The question is not an easy one to answer and, depending on whom you ask, you are bound to get a variety of responses. The first step in attempting to solve this dilemma is to note what has happened in the past year. The stimulus package is credited with helping a number of new homebuyers with the tax credit, which was extended until April 30, 2010. It is argued that this tax credit helped to stabilize the housing market in 2009.

Now, as we move forward into this year and are facing two obstacles in the termination of the tax credit as well as an expected move by the Federal Reserve to cease buying mortgage-backed securities, the market is poised for some volatility in the coming months. Add to that the fact that the FHA is expected to raise insurance premiums for mortgages and there is plenty of speculation to be made.

All signs indicate that the real estate and mortgage industry is about to face another daunting challenge this year and well into the next. So will this new phase of the Obama Administration’s stimulus plan have any bearing on the industry? Let’s explore a bit further.

The major force of economic growth in a nation is its ability to create and maintain jobs. When people are working, they are spending and the cycle spins around in a perpetual dance. The Administration is focusing its efforts on construction, both in the private as well as commercial markets. There haven’t been many success stories after this initial year of the stimulus, so let’s assume that this year lights the way toward recovery.

Construction will mean more homes and commercial properties being built in certain cities and neighborhoods. The jobs that are created through these efforts, as well as through highway projects and such, will certainly have a positive impact on tens and maybe even hundreds of thousands of workers who rely on the construction industry. Yet these workers, who many have been without work since 2008, will not have the means to invest in real estate for some time.

This situation poses a serious risk for the housing market. While property values remain low, the time will still be right for buyers to purchase the home of their dreams, even if they miss the tax credit deadline or face higher FHA premiums. One of the driving forces in the latter part of last year was the tax credit, which helped to boost assessed values with more buyers looking at homes. If banks release more foreclosed homes to the market this year as well, then it’s possible that home values will drop another ten to fifteen percent overall.

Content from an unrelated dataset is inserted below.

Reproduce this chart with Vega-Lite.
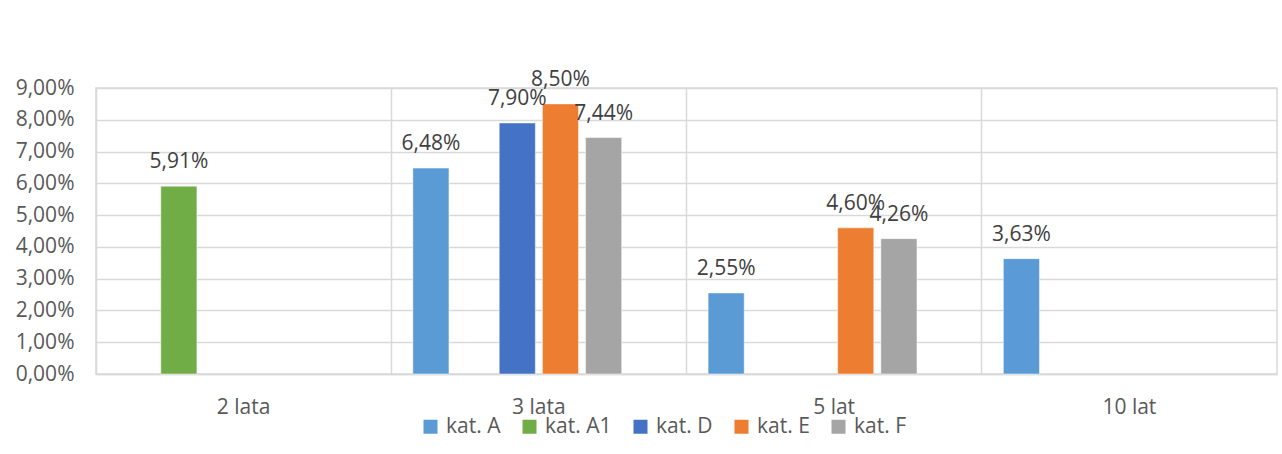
{
  "$schema": "https://vega.github.io/schema/vega-lite/v6.json",
  "width": 1181,
  "height": 286,
  "autosize": {"type": "none"},
  "padding": {"left": 96, "top": 88, "right": 5, "bottom": 80},
  "background": "white",
  "config": {
    "locale": {"number": {"decimal": ",", "thousands": " ", "grouping": [3], "currency": ["", " zł"]}},
    "font": "Open Sans",
    "view": {"stroke": "#D9D9D9", "strokeWidth": 1.5},
    "axis": {"labelFont": "Open Sans", "labelColor": "#595959", "labelFontSize": 21, "gridColor": "#D9D9D9", "gridWidth": 1.5, "domainColor": "#D9D9D9", "title": null, "labelOverlap": false}
  },
  "data": {"values": [
    {"okres": "2 lata", "kat": "kat. A1", "v": 0.0591},
    {"okres": "3 lata", "kat": "kat. A", "v": 0.0648},
    {"okres": "3 lata", "kat": "kat. D", "v": 0.0790},
    {"okres": "3 lata", "kat": "kat. E", "v": 0.0850},
    {"okres": "3 lata", "kat": "kat. F", "v": 0.0744},
    {"okres": "5 lat", "kat": "kat. A", "v": 0.0255},
    {"okres": "5 lat", "kat": "kat. E", "v": 0.0460},
    {"okres": "5 lat", "kat": "kat. F", "v": 0.0426},
    {"okres": "10 lat", "kat": "kat. A", "v": 0.0363}
  ]},
  "layer": [
    {
      "mark": {"type": "bar", "stroke": "white", "strokeWidth": 0.5},
      "encoding": {
        "x": {"field": "okres", "type": "nominal", "sort": ["2 lata", "3 lata", "5 lat", "10 lat"],
              "scale": {"paddingInner": 0, "paddingOuter": 0},
              "axis": {"labelAngle": 0, "ticks": false, "labelPadding": 22, "domainWidth": 1.5, "grid": false, "orient": "bottom"}},
        "xOffset": {"field": "kat", "type": "nominal",
                    "scale": {"domain": ["kat. A", "kat. A1", "kat. D", "kat. E", "kat. F", "kat. G"], "paddingInner": 0.163, "paddingOuter": 0.5}},
        "y": {"field": "v", "type": "quantitative", "scale": {"domain": [0, 0.09], "nice": false},
              "axis": {"values": [0, 0.01, 0.02, 0.03, 0.04, 0.05, 0.06, 0.07, 0.08, 0.09], "format": ".2%", "ticks": false, "labelPadding": 22, "domain": false, "labelOverlap": false, "grid": true}},
        "color": {"field": "kat", "type": "nominal",
                  "scale": {"domain": ["kat. A", "kat. A1", "kat. D", "kat. E", "kat. F"], "range": ["#5B9BD5", "#70AD47", "#4472C4", "#ED7D31", "#A5A5A5"]},
                  "legend": {"orient": "none", "legendX": 324, "legendY": 328, "direction": "horizontal", "title": null,
                             "symbolType": "square", "symbolSize": 196, "symbolStrokeWidth": 0, "labelFontSize": 21,
                             "labelFont": "Open Sans", "labelColor": "#595959", "columnPadding": 18, "labelOffset": 5}}
      }
    },
    {
      "mark": {"type": "text", "dy": -18, "baseline": "alphabetic", "fontSize": 21, "color": "#404040", "font": "Open Sans"},
      "encoding": {
        "x": {"field": "okres", "type": "nominal", "sort": ["2 lata", "3 lata", "5 lat", "10 lat"],
              "axis": {"orient": "top", "bandPosition": 0, "grid": true, "labels": false, "ticks": false, "domain": false}},
        "xOffset": {"field": "kat", "type": "nominal"},
        "y": {"field": "v", "type": "quantitative",
              "axis": {"values": [0, 0.01, 0.02, 0.03, 0.04, 0.05, 0.06, 0.07, 0.08, 0.09], "format": ".2%", "ticks": false, "labelPadding": 22, "domain": false, "labelOverlap": false, "grid": true}},
        "text": {"field": "v", "type": "quantitative", "format": ".2%"}
      }
    }
  ],
  "resolve": {"axis": {"x": "independent"}}
}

With the real estate market already struggling, it’s unclear whether the stimulus moving forward will directly affect the housing industry, but all indications are that 2010 will be a difficult year regardless. If the stimulus is successful in putting people back to work and driving the economy in a positive direction, then the real estate market will reap the benefits. If it can’t boost the sagging economy, then we will continue to see a volatile and depressed market for the foreseeable future.